Alongside the 6,500 job cuts, the company is going to reduce its investments by $7 billion from last year’s $30 billion.
Shell also reported net income of $3.84 billion in the second quarter, 37 percent down from $6.13 billion a year earlier, but up from the $3.25 billion in the first quarter.
The company is going to make some big asset disposals. On top of the $20 billion cut in assets between 2014 and 2015, Shell said that an additional $30 billion worth of assets would be sold in 2016 -2018. This includes the disposal of 33 percent in Japan's second-biggest oil refiner, Idemitsu Kosan for $833million.
As of the acquisition of BG, Shell said the $70 billion deal was on track.
This decision comes at a time of other cost cutting in the industry. About $200 billion investment in major energy projects has now been frozen since the crude prices started falling again. The fall in prices was accelerated by OPEC’s decision not to cut crude oil output. Another reason is bad data from Beijing, the world’s biggest energy consumer.
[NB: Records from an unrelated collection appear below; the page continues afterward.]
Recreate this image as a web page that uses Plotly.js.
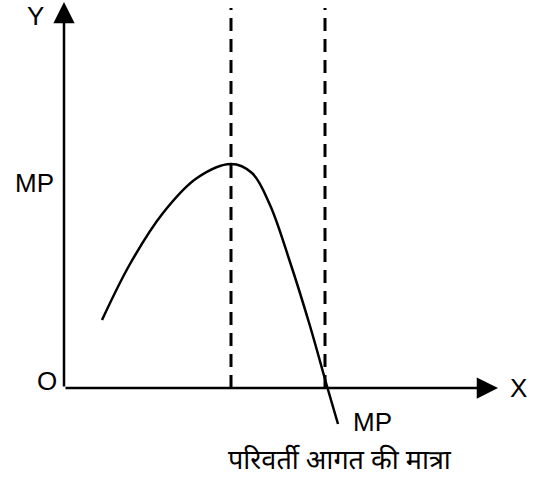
<!DOCTYPE html>
<html>
<head>
<meta charset="utf-8">
<script src="https://cdn.plot.ly/plotly-3.0.1.min.js"></script>
<style>html,body{margin:0;padding:0;background:#fff;}#chart{width:537px;height:481px;}</style>
</head>
<body>
<div id="chart"></div>
<script>
// Marginal product curve (input quantity vs MP)
const mpX = [0.95, 1.65, 2.475, 3.325, 4.175, 4.7, 5.15, 5.65, 6.15, 6.5875, 6.85];
const mpY = [1.70, 3.10, 4.375, 5.25, 5.6, 5.375, 4.575, 3.15, 1.55, 0, -0.9];
// Stage boundaries (MP maximum, MP zero)
const stageX = [4.175, 6.525];
const stageTop = 9.5;
// Axis extents
const axisXEnd = 10.85;
const axisYEnd = 9.65;
// Labels
const labels = {y: 'Y', x: 'X', o: 'O', mpAxis: 'MP', mpCurve: 'MP', xTitle: 'परिवर्ती आगत की मात्रा'};

const font = {family: 'Liberation Sans, Arial, sans-serif', size: 26, color: '#000'};

const traces = [
  {x: mpX, y: mpY, mode: 'lines', line: {color: '#000', width: 2.5, shape: 'spline', smoothing: 1}, hoverinfo: 'skip', showlegend: false}
];
stageX.forEach(function (sx) {
  traces.push({x: [sx, sx], y: [0, stageTop], mode: 'lines', line: {color: '#000', width: 3, dash: '13px,8px'}, hoverinfo: 'skip', showlegend: false});
});

const layout = {
  width: 537, height: 481,
  margin: {l: 0, r: 0, t: 0, b: 0},
  paper_bgcolor: '#fff', plot_bgcolor: '#fff',
  xaxis: {range: [-1.6, 11.825], visible: false, fixedrange: true},
  yaxis: {range: [-2.325, 9.7], visible: false, fixedrange: true},
  showlegend: false,
  annotations: [
    {x: axisXEnd, y: 0, ax: 0, ay: 0, axref: 'x', ayref: 'y', xref: 'x', yref: 'y', text: '', showarrow: true, arrowhead: 2, arrowsize: 1.7, arrowwidth: 2.5, arrowcolor: '#000', standoff: 0},
    {x: 0, y: axisYEnd, ax: 0, ay: 0, axref: 'x', ayref: 'y', xref: 'x', yref: 'y', text: '', showarrow: true, arrowhead: 2, arrowsize: 1.7, arrowwidth: 2.5, arrowcolor: '#000', standoff: 0},
    {x: -0.725, y: 9.3, xref: 'x', yref: 'y', text: labels.y, showarrow: false, font: font},
    {x: 11.35, y: 0, xref: 'x', yref: 'y', text: labels.x, showarrow: false, font: font},
    {x: -0.425, y: 0.175, xref: 'x', yref: 'y', text: labels.o, showarrow: false, font: font},
    {x: -0.75, y: 5.125, xref: 'x', yref: 'y', text: labels.mpAxis, showarrow: false, font: font},
    {x: 7.7, y: -0.85, xref: 'x', yref: 'y', text: labels.mpCurve, showarrow: false, font: font},
    {x: 6.9, y: -1.85, xref: 'x', yref: 'y', text: labels.xTitle, showarrow: false, font: {family: 'Noto Sans Devanagari, Noto Sans, sans-serif', size: 27, color: '#000'}}
  ]
};

Plotly.newPlot('chart', traces, layout, {staticPlot: true, displayModeBar: false});
</script>
</body>
</html>
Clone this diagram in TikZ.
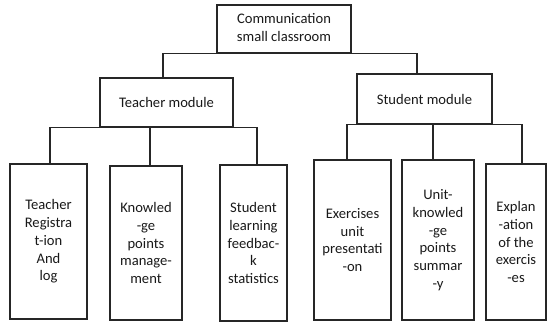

Another oil giant, BP, announced Tuesday, that its underlying replacement cost profit for the second quarter was $1.3 billion 64 percent lower than a year earlier, and 50 percent below the first quarter. The company explained the decline on low energy prices, a reduced contribution from Rosneft, and unrest in Syria. Another key factor was the company’s settlement with the US authorities over the 2010 Deepwater Horizon oil spill. The company is to pay $18.7 billion over 18 years.